Figure scripts:
....
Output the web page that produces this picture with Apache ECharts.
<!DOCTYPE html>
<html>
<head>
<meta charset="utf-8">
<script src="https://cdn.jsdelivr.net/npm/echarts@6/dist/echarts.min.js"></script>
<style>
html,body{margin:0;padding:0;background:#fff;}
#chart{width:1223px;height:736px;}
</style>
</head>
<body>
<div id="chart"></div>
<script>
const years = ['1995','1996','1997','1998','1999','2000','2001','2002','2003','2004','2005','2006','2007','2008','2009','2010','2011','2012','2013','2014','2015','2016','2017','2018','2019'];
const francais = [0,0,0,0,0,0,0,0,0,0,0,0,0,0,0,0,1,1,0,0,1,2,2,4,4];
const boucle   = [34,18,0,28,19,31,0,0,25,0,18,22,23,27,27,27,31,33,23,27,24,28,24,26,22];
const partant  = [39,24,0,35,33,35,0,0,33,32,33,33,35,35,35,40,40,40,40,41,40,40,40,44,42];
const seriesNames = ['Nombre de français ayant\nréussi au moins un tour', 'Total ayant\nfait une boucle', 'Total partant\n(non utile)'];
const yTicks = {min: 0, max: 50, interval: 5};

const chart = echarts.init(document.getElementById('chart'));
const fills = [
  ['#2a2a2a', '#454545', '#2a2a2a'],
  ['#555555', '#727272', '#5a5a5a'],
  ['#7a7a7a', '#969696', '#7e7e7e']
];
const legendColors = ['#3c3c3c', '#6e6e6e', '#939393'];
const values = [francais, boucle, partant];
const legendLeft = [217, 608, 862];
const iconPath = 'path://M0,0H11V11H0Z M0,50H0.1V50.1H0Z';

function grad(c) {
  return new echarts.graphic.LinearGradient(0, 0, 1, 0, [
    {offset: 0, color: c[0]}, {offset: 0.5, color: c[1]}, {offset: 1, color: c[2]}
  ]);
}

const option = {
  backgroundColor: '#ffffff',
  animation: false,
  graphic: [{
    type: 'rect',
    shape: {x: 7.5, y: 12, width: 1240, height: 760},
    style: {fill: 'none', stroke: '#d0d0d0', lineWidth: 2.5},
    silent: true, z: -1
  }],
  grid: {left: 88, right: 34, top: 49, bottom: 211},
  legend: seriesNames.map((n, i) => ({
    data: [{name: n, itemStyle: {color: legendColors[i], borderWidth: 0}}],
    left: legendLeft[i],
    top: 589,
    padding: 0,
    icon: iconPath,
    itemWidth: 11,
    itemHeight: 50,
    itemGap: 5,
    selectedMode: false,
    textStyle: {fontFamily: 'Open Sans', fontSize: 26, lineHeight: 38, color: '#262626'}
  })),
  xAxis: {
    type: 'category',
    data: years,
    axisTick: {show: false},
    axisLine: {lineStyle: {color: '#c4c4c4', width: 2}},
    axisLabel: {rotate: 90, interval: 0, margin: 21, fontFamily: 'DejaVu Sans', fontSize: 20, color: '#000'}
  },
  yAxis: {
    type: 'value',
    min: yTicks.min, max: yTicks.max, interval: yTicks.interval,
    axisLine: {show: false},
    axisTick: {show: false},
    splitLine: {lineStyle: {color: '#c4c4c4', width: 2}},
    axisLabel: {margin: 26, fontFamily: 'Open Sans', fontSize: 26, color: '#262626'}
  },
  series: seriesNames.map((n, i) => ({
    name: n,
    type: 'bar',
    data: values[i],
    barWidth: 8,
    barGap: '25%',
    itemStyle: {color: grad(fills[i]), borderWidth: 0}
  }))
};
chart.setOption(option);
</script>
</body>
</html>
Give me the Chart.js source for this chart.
....
What is required: Using the data above, repeat every line exactly.

Answer:
Output the web page that produces this picture with Apache ECharts.
<!DOCTYPE html>
<html>
<head>
<meta charset="utf-8">
<script src="https://cdn.jsdelivr.net/npm/echarts@6/dist/echarts.min.js"></script>
<style>
html,body{margin:0;padding:0;background:#fff;}
#chart{width:1223px;height:736px;}
</style>
</head>
<body>
<div id="chart"></div>
<script>
const years = ['1995','1996','1997','1998','1999','2000','2001','2002','2003','2004','2005','2006','2007','2008','2009','2010','2011','2012','2013','2014','2015','2016','2017','2018','2019'];
const francais = [0,0,0,0,0,0,0,0,0,0,0,0,0,0,0,0,1,1,0,0,1,2,2,4,4];
const boucle   = [34,18,0,28,19,31,0,0,25,0,18,22,23,27,27,27,31,33,23,27,24,28,24,26,22];
const partant  = [39,24,0,35,33,35,0,0,33,32,33,33,35,35,35,40,40,40,40,41,40,40,40,44,42];
const seriesNames = ['Nombre de français ayant\nréussi au moins un tour', 'Total ayant\nfait une boucle', 'Total partant\n(non utile)'];
const yTicks = {min: 0, max: 50, interval: 5};

const chart = echarts.init(document.getElementById('chart'));
const fills = [
  ['#2a2a2a', '#454545', '#2a2a2a'],
  ['#555555', '#727272', '#5a5a5a'],
  ['#7a7a7a', '#969696', '#7e7e7e']
];
const legendColors = ['#3c3c3c', '#6e6e6e', '#939393'];
const values = [francais, boucle, partant];
const legendLeft = [217, 608, 862];
const iconPath = 'path://M0,0H11V11H0Z M0,50H0.1V50.1H0Z';

function grad(c) {
  return new echarts.graphic.LinearGradient(0, 0, 1, 0, [
    {offset: 0, color: c[0]}, {offset: 0.5, color: c[1]}, {offset: 1, color: c[2]}
  ]);
}

const option = {
  backgroundColor: '#ffffff',
  animation: false,
  graphic: [{
    type: 'rect',
    shape: {x: 7.5, y: 12, width: 1240, height: 760},
    style: {fill: 'none', stroke: '#d0d0d0', lineWidth: 2.5},
    silent: true, z: -1
  }],
  grid: {left: 88, right: 34, top: 49, bottom: 211},
  legend: seriesNames.map((n, i) => ({
    data: [{name: n, itemStyle: {color: legendColors[i], borderWidth: 0}}],
    left: legendLeft[i],
    top: 589,
    padding: 0,
    icon: iconPath,
    itemWidth: 11,
    itemHeight: 50,
    itemGap: 5,
    selectedMode: false,
    textStyle: {fontFamily: 'Open Sans', fontSize: 26, lineHeight: 38, color: '#262626'}
  })),
  xAxis: {
    type: 'category',
    data: years,
    axisTick: {show: false},
    axisLine: {lineStyle: {color: '#c4c4c4', width: 2}},
    axisLabel: {rotate: 90, interval: 0, margin: 21, fontFamily: 'DejaVu Sans', fontSize: 20, color: '#000'}
  },
  yAxis: {
    type: 'value',
    min: yTicks.min, max: yTicks.max, interval: yTicks.interval,
    axisLine: {show: false},
    axisTick: {show: false},
    splitLine: {lineStyle: {color: '#c4c4c4', width: 2}},
    axisLabel: {margin: 26, fontFamily: 'Open Sans', fontSize: 26, color: '#262626'}
  },
  series: seriesNames.map((n, i) => ({
    name: n,
    type: 'bar',
    data: values[i],
    barWidth: 8,
    barGap: '25%',
    itemStyle: {color: grad(fills[i]), borderWidth: 0}
  }))
};
chart.setOption(option);
</script>
</body>
</html>
Give me the Chart.js source for this chart.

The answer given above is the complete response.